Could there be a problem with the nrm nodes? Currently I am using the
partition c18m, which contains both nodes types. How can I only select
ncm nodes?
- Historic jobs can not be viewed with scontrol or sstat. sacct on the
other hand works. For example:
$ scontrol show job 90949
slurm_load_jobs error: Invalid job id specified
$ sstat --format=AveCPU,AvePages,AveRSS,AveVMSize,JobID -j 90945
AveCPU AvePages AveRSS AveVMSize JobID
---------- ---------- ---------- ---------- ------------
sstat: error: couldn't get steps for job 90945
- Some of my jobs don't appear in the queue and are not scheduled, even
if sbatch returns `Submitted batch job 92365`
- You are using a hand-build module system. One issue with this approach
is that dependencies are not dissolved properly. For example loading the
module python does something unexpected. A short example:
$ module load intel; ldd main.x | grep mkl
intel/19.0 already loaded, doing
nothing [ WARNING ]
libmkl_intel_lp64.so =>
/opt/intel/Compiler/19.0/1.144/rwthlnk/mkl/lib/intel64_lin/libmkl_intel_lp64.so
(0x00002ac58b9ee000)
libmkl_core.so =>
/opt/intel/Compiler/19.0/1.144/rwthlnk/mkl/lib/intel64_lin/libmkl_core.so
(0x00002ac58c53c000)
libmkl_intel_thread.so =>
/opt/intel/Compiler/19.0/1.144/rwthlnk/mkl/lib/intel64_lin/libmkl_intel_thread.so
(0x00002ac5906c8000)
$ module load python; ldd main.x | grep mkl
Loading python 2.7.12 [ OK ]
The SciPy Stack available: http://www.scipy.org/stackspec.html
Build with GCC compilers.
libmkl_intel_lp64.so =>
/usr/local_rwth/sw/python/2.7.12/x86_64/extra/lib/libmkl_intel_lp64.so
(0x00002abea70ad000)
libmkl_core.so =>
/usr/local_rwth/sw/python/2.7.12/x86_64/extra/lib/libmkl_core.so
(0x00002abea7bcb000)
libmkl_intel_thread.so =>
/usr/local_rwth/sw/python/2.7.12/x86_64/extra/lib/libmkl_intel_thread.so
(0x00002abea96ba000)
Using mkl_get_version_string() shows that the python mkl is version
2017.0.0 instead of the expected 2019.0.1 version that should be loaded.

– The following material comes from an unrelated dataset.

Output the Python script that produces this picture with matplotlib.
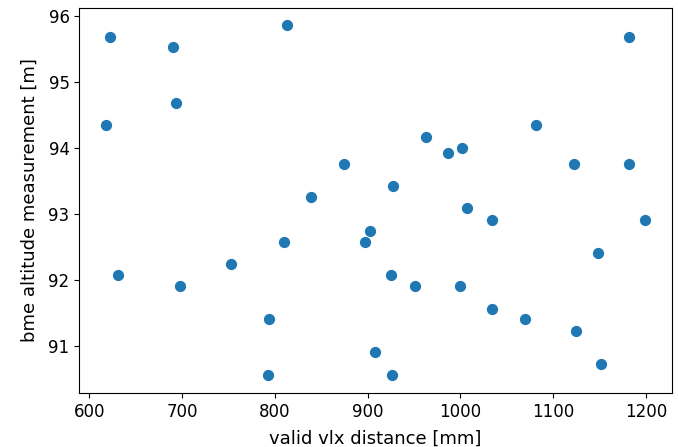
import matplotlib
matplotlib.use("Agg")
import matplotlib.pyplot as plt

vlx_distance = [622.6, 690.5, 812.9, 1181.9, 693.8, 618.3, 963.1, 986.9, 1002.0,
                1081.7, 1122.6, 1181.9, 874.8, 927.6, 839.2, 1007.3, 1034.3, 1199.0,
                902.2, 897.4, 810.1, 1148.5, 753.0, 631.3, 925.4, 698.0, 951.3,
                999.8, 1034.3, 1069.9, 794.0, 1124.8, 908.2, 1151.7, 792.9, 926.5]
bme_altitude = [95.68, 95.53, 95.86, 95.68, 94.68, 94.35, 94.17, 93.92, 94.0,
                94.35, 93.76, 93.76, 93.76, 93.42, 93.26, 93.09, 92.91, 92.91,
                92.74, 92.58, 92.58, 92.41, 92.24, 92.08, 92.08, 91.91, 91.91,
                91.91, 91.56, 91.41, 91.41, 91.23, 90.91, 90.73, 90.56, 90.56]

fig = plt.figure(figsize=(6.78, 4.47), dpi=100)
ax = fig.add_axes([0.117, 0.121, 0.874, 0.862])
ax.scatter(vlx_distance, bme_altitude, color="#1f77b4", s=50)
ax.set_xlabel("valid vlx distance [mm]", fontsize=13, labelpad=6.5)
ax.set_ylabel("bme altitude measurement [m]", fontsize=13, labelpad=7)
ax.tick_params(labelsize=12)
fig.savefig("out.png", dpi=100)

A different approach to a hand-build module system would be using
easybuild to create the module system. This would avoid such issues.
The blue print paper can be found here:
http://ieeexplore.ieee.org/stamp/stamp.jsp?arnumber=7830454
JSC has published there easybuild configuration on github:
https://github.com/easybuilders/JSC
The config files from HPC-UGent are also publicly available.
Best,
Sebastian
Hi all,
I have looked into the Network Performance on CLAIX18. I have measured
latency and bandwidth for intra and inter node communication. I have
used the Intel IMB PingPong Benchmark complied with the modules
intel/19.0 and intelmpi/2019. To get a sufficient statistic I have
submitted 64 jobs with 1 node using 2 tasks and 64 jobs with 2 nodes
using 1 task each, respectively. The scheduler has started the jobs on
different sets of nodes. I have attached the results, showing the
configuration and the average, min and max of the measurement.
Let's first look at the inter node communication: I have measured an
average latency of 2.12 usec. In the best case I measured 1 usec and in
the maximum is 7.1 usec. The bandwidth is on average 6488 Mbytes/sec.
The maximum is 11995 Mbytes/sec and minimum is 2483 Mbytes/sec.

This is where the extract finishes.